IRIN, un servicio de prensa de la Oficina de Naciones Unidas para la Coordinación de los Asuntos Humanitarios, hizo su análisis de la contienda en suelo iraquí, y allí las décadas de guerra y sanciones internacionales toman sus víctimas menores en tal magnitud, que ha dicho que es el peor lugar para vivir que tiene la muchachada en el Medio Oriente y el Norte de África.
Estos, que llevan nombres y apellidos, se minimizan en números. Y las cifras son millonarias, buen argumento para que nadie pueda identificarlos… Sería demasiado larga la relación. Así, 3,5 millones viven en la pobreza; 1,5 millones de los malnutridos tienen menos de cinco años de edad; tres millones carecen de sanidad adecuada; cien infantes mueren cada día…
Sikander Khan, representante de la UNICEF en Iraq a punto de dejar este cargo, fue categórico: «Es responsabilidad del Gobierno apoyar a los padres invirtiendo en salud y educación, y en otras necesidades básicas para todos los niños… El Gobierno central también tiene que dar significativos pasos en inversiones adicionales en los niños más desfavorecidos».
Si bien Iraq tiene un presidente, la duda asalta: ¿Quién sería el responsable de ejecutar esa responsabilidad? ¿Dónde están la autonomía y la independencia en un país hollado por fuerzas militares extranjeras? ¿Quién organizó y ejecutó la más reciente de las matanzas bélicas poniendo nuevos huérfanos y nuevos infantes en situación de invalidez afectiva y de sustento material? Y las preguntas pudieran prolongarse hasta definir si el compromiso es único o compartido.
Solo quedan como saldo evidente esos números acusadores, y la conclusión del informe: Iraq es un mal lugar para los niños.
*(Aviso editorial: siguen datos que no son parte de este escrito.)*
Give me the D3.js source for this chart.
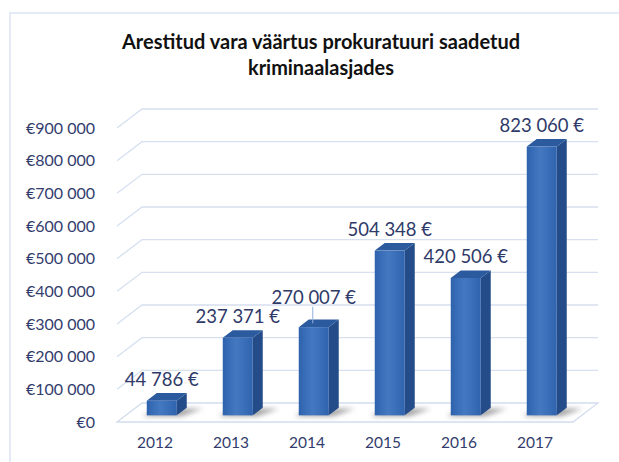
<!DOCTYPE html>
<html lang="et">
<head>
<meta charset="UTF-8">
<title>Arestitud vara väärtus</title>
<script src="https://d3js.org/d3.v7.min.js"></script>
<style>
  body { margin: 0; background: #fff; }
  svg text { font-family: Lato, "Open Sans", sans-serif; }
  .tick-label { font-size: 16px; fill: #333d6d; }
  .year-label { font-size: 15.5px; fill: #333d6d; }
  .value-label { font-size: 18.5px; fill: #2f3a69; }
  .title { font-size: 20px; font-weight: bold; fill: #111; }
</style>
</head>
<body>
<svg width="619" height="462"></svg>
<script>
    // data
    var years = ["2012", "2013", "2014", "2015", "2016", "2017"];
    var values = [44786, 237371, 270007, 504348, 420506, 823060];
    var tickValues = [0, 100000, 200000, 300000, 400000, 500000, 600000, 700000, 800000, 900000];
    var titleLines = ["Arestitud vara väärtus prokuratuuri saadetud", "kriminaalasjades"];

    var w = 619, h = 462;
    var front = { left: 117, right: 573, bottom: 422, top: 128 };
    var depth = { dx: 25, dy: -19 };   // full depth of the floor / back wall
    var barNear = 0.35, barFar = 0.75; // bar position inside the depth
    var barW = 30;

    var svg = d3.select("svg");

    var x = d3.scaleBand().domain(years).range([front.left, front.right]);
    var y = d3.scaleLinear().domain([0, 900000]).range([front.bottom, front.top]);

    var spaced = function (v) { return d3.format(",")(v).replace(/,/g, " "); };

    // gradients
    var defs = svg.append("defs");
    var g1 = defs.append("linearGradient").attr("id", "frontGrad")
        .attr("x1", "0").attr("x2", "1").attr("y1", "0").attr("y2", "0");
    g1.append("stop").attr("offset", "0").attr("stop-color", "#2e62ad");
    g1.append("stop").attr("offset", "0.45").attr("stop-color", "#4479c2");
    g1.append("stop").attr("offset", "1").attr("stop-color", "#2f63ae");
    var blur = defs.append("filter").attr("id", "shadowBlur")
        .attr("x", "-50%").attr("y", "-50%").attr("width", "200%").attr("height", "200%");
    blur.append("feGaussianBlur").attr("stdDeviation", 2.5);

    // chart frame
    svg.append("rect")
        .attr("x", 10).attr("y", 13)
        .attr("width", w + 20).attr("height", h + 20)
        .attr("fill", "#fff")
        .attr("stroke", "#dbe5f4").attr("stroke-width", 1.5);

    // title
    titleLines.forEach(function (line, i) {
        svg.append("text").attr("class", "title")
            .attr("x", 321).attr("y", 49 + i * 26)
            .attr("text-anchor", "middle")
            .attr("textLength", i === 0 ? 398 : 146)
            .attr("lengthAdjust", "spacingAndGlyphs")
            .text(line);
    });

    // floor slab
    svg.append("path")
        .attr("d", "M" + front.left + "," + front.bottom +
            "L" + (front.left + depth.dx) + "," + (front.bottom + depth.dy) +
            "L" + (front.right + depth.dx) + "," + (front.bottom + depth.dy) +
            "L" + front.right + "," + front.bottom + "Z")
        .attr("fill", "#fff").attr("stroke", "#d3ddee").attr("stroke-width", 1.3);

    // gridlines on back wall with the diagonal on the side wall
    var grid = svg.append("g").attr("fill", "none").attr("stroke", "#d6e0f0").attr("stroke-width", 1.3);
    tickValues.forEach(function (v) {
        if (v === 0) return;
        grid.append("path").attr("d",
            "M" + front.left + "," + y(v) +
            "L" + (front.left + depth.dx) + "," + (y(v) + depth.dy) +
            "L" + (front.right + depth.dx) + "," + (y(v) + depth.dy));
    });

    // tick labels
    svg.append("g").selectAll("text").data(tickValues).join("text")
        .attr("class", "tick-label")
        .attr("x", 95).attr("y", function (d) { return y(d); })
        .attr("dy", "0.35em").attr("text-anchor", "end")
        .text(function (d) { return "€" + spaced(d); });

    // year labels
    svg.append("g").selectAll("text").data(years).join("text")
        .attr("class", "year-label")
        .attr("x", function (d) { return x(d) + x.bandwidth() / 2; })
        .attr("y", 443).attr("dy", "0.35em").attr("text-anchor", "middle")
        .text(function (d) { return d; });

    // bars
    var ox = depth.dx * barNear, oy = depth.dy * barNear;
    var bx = depth.dx * (barFar - barNear), by = depth.dy * (barFar - barNear);
    var bars = years.map(function (yr, i) {
        var left = x(yr) + x.bandwidth() / 2 - 17 + ox;
        return { year: yr, value: values[i], left: left, right: left + barW,
                 base: y(0) + oy, top: y(values[i]) + oy };
    });

    var barG = svg.append("g");
    bars.forEach(function (b) {
        // soft shadow on the floor
        barG.append("path")
            .attr("d", "M" + (b.left - 4) + "," + (b.base + 1) +
                "L" + (b.right + 4) + "," + (b.base + 1) +
                "L" + (b.right + bx + 16) + "," + (b.base + by + 1) +
                "L" + (b.left + bx) + "," + (b.base + by + 1) + "Z")
            .attr("fill", "#444").attr("opacity", 0.5)
            .attr("filter", "url(#shadowBlur)");
        // side face
        barG.append("path")
            .attr("d", "M" + b.right + "," + b.base +
                "L" + (b.right + bx) + "," + (b.base + by) +
                "L" + (b.right + bx) + "," + (b.top + by) +
                "L" + b.right + "," + b.top + "Z")
            .attr("fill", "#234c88");
        // top face
        barG.append("path")
            .attr("d", "M" + b.left + "," + b.top +
                "L" + (b.left + bx) + "," + (b.top + by) +
                "L" + (b.right + bx) + "," + (b.top + by) +
                "L" + b.right + "," + b.top + "Z")
            .attr("fill", "#2c5a9f");
        // front face
        barG.append("rect")
            .attr("x", b.left).attr("y", b.top)
            .attr("width", barW).attr("height", b.base - b.top)
            .attr("fill", "url(#frontGrad)");
    });

    // value labels, lifted when they would collide with the previous one
    var labelH = 17;
    var prev = null;
    bars.forEach(function (b) {
        var cx = b.left + barW / 2;
        var cy = b.top - 21;
        var t = svg.append("text").attr("class", "value-label")
            .attr("x", cx).attr("y", cy).attr("dy", "0.35em")
            .attr("text-anchor", "middle")
            .text(spaced(b.value) + " €");
        var bb = t.node().getBBox();
        if (prev && bb.x < prev.x + prev.width && Math.abs(cy - prev.cy) < labelH) {
            var lifted = prev.cy - labelH - 2;
            t.attr("y", lifted);
            svg.append("line")
                .attr("x1", cx - 1).attr("x2", cx - 1)
                .attr("y1", lifted + 9).attr("y2", b.top + by / 2)
                .attr("stroke", "#8fb0dd").attr("stroke-width", 1);
            cy = lifted;
            bb = t.node().getBBox();
        }
        prev = { x: bb.x, width: bb.width, cy: cy };
    });
</script>
</body>
</html>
¿Y qué sucede con los niños que viven en las filas de los agresores? Pues hay otro estudio, otras condiciones, otros datos, otros miles en la relación, que hacen difícil llamarlos por sus nombres y los llevan a la invisibilidad y a que hagan de la indiferencia una respuesta al problema.
Los Archivos de Medicina Pediátrica y de la Adolescencia publicaron, según Reuters, el análisis de los registros médicos de 307 520 niños, hijos de personal activo en el ejército de Estados Unidos, en edades comprendidas entre los 5 y los 17 años de edad, y encontró que 17 por ciento de ellos exhiben problemas de salud mental.
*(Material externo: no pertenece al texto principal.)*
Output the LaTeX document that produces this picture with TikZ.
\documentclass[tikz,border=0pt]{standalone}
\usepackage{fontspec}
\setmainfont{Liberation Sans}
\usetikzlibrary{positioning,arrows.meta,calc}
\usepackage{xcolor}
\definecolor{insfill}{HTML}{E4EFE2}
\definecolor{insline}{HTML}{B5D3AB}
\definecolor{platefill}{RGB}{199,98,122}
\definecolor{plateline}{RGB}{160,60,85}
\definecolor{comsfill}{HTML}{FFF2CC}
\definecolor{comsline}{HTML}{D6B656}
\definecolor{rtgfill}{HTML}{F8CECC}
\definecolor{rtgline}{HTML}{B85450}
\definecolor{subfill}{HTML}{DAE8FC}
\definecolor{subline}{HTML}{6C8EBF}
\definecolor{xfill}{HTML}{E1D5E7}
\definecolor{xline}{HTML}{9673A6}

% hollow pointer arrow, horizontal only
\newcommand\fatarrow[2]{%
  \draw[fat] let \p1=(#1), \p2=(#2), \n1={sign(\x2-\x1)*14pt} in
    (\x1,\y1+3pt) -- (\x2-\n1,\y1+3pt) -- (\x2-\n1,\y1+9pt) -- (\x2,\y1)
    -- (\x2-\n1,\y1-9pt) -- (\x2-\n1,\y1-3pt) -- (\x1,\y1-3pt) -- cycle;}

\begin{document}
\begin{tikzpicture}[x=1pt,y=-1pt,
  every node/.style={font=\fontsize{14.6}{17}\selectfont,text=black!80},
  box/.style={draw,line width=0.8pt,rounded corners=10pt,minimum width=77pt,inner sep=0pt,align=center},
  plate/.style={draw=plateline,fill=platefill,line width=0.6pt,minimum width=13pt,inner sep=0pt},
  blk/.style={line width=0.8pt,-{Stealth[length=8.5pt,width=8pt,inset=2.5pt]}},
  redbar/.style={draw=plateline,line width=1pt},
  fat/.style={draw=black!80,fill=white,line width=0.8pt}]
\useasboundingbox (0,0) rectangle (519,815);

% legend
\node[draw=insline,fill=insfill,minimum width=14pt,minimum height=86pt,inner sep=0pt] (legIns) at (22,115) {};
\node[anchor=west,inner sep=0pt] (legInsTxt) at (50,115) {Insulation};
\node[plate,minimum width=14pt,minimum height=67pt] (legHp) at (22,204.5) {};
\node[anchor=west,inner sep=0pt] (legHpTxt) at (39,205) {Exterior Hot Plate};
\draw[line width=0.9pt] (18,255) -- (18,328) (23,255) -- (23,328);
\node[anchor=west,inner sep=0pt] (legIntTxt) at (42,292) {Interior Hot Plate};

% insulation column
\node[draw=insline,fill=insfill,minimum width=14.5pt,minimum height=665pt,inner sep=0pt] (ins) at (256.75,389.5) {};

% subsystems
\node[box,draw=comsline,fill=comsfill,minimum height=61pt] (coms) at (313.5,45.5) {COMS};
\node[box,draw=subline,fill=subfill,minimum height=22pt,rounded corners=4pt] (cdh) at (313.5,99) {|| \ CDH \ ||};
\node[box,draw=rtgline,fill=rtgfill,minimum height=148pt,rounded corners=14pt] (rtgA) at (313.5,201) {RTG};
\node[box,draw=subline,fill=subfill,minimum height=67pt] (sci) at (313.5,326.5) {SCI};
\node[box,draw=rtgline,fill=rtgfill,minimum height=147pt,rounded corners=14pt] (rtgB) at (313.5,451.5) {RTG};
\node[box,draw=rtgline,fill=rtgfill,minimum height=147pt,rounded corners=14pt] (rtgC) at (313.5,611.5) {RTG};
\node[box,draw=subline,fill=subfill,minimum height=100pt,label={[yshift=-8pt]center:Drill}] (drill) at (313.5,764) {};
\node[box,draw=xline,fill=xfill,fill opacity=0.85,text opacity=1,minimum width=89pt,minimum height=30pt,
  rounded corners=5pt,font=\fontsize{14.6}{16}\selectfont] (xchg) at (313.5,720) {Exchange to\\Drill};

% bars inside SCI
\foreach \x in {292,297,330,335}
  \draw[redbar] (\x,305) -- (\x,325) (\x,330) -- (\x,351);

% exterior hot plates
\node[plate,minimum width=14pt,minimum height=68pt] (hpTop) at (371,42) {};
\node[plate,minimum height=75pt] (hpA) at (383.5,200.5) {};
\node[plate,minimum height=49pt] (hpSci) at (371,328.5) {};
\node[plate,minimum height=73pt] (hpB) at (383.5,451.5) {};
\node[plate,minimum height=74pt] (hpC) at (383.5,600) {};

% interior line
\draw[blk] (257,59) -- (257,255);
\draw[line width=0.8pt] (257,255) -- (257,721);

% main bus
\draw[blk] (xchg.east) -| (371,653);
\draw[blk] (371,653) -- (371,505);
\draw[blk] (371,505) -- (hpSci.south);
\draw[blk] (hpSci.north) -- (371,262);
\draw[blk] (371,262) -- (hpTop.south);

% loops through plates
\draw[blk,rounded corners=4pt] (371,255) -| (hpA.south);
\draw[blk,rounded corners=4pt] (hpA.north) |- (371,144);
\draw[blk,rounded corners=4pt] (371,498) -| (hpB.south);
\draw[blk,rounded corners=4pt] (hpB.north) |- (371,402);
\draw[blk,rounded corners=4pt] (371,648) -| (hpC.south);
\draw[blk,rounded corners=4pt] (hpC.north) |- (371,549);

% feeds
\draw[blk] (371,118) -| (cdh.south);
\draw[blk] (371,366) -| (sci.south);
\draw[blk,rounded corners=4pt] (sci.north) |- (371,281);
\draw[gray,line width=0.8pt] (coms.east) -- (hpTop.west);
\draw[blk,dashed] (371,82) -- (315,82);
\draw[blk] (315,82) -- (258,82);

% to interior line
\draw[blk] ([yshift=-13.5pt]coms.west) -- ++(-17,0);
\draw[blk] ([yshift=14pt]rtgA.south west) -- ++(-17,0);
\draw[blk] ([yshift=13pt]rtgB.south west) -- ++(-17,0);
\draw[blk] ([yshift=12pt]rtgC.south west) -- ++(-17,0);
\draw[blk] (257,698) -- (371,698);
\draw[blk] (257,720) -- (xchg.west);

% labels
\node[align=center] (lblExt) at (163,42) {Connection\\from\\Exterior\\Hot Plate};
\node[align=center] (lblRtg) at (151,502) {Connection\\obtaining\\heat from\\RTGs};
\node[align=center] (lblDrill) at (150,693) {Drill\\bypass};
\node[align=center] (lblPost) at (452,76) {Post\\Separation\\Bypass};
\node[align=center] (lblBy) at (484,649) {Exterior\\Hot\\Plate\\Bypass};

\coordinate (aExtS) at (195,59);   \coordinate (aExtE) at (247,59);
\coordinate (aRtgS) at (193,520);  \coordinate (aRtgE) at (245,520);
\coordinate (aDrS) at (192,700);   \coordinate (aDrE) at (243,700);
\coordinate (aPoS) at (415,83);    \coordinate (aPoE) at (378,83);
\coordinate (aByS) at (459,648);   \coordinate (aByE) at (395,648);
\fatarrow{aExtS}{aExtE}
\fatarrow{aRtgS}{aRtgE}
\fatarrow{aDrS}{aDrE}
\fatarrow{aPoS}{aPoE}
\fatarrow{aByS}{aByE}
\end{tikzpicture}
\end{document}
«Los niños cuyos padres han pasado más tiempo de emplazamiento, entre 2003 y 2006, tienen peores problemas que los de padres que han estado desplegados por una duración más corta», dice la investigación dirigida por Alyssa Mansfield, quien trabajaba en la Universidad de Carolina del Norte, en Chapel Hill, cuando se hizo el estudio.
En Estados Unidos no es el hambre orgánica, sino la falta del cuidado paternal o maternal, y tener a los progenitores en una situación de peligro extremo, lo que coloca a los niños en ese rango estadístico que se traduce en desajustes, conducta depresiva y desórdenes de estrés, problemas que se hacen más agudos en los varones.
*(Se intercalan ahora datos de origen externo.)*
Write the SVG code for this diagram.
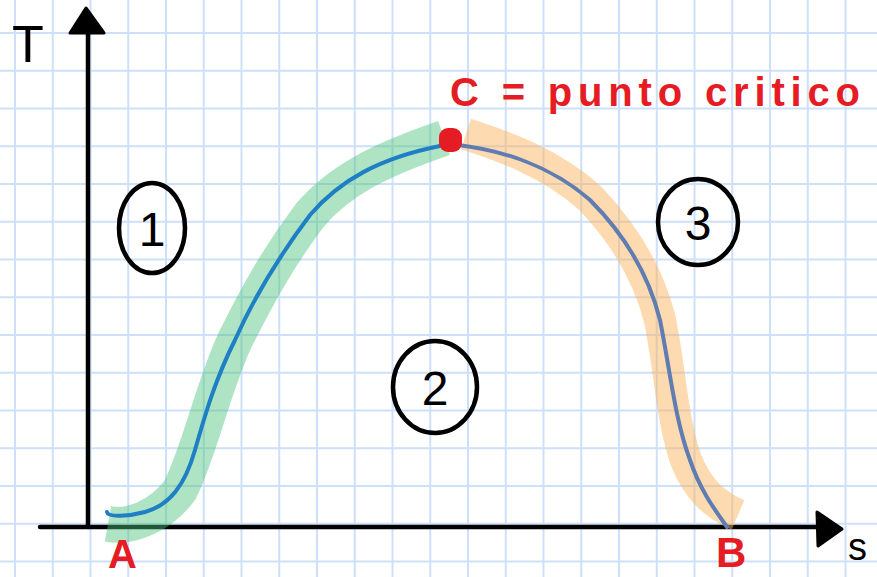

Por añadidura, dice el doctor Stephen Cozza, profesor de Psiquiatría en la Uniformed Services University of the Health Services: «Los retos no necesariamente terminan cuando finalmente retornan a casa, porque los soldados traen de regreso sus propios problemas mentales, que afectan las relaciones con sus hijos».
Tragedias de la guerra convertidas en números, esta vez con protagonistas infantiles.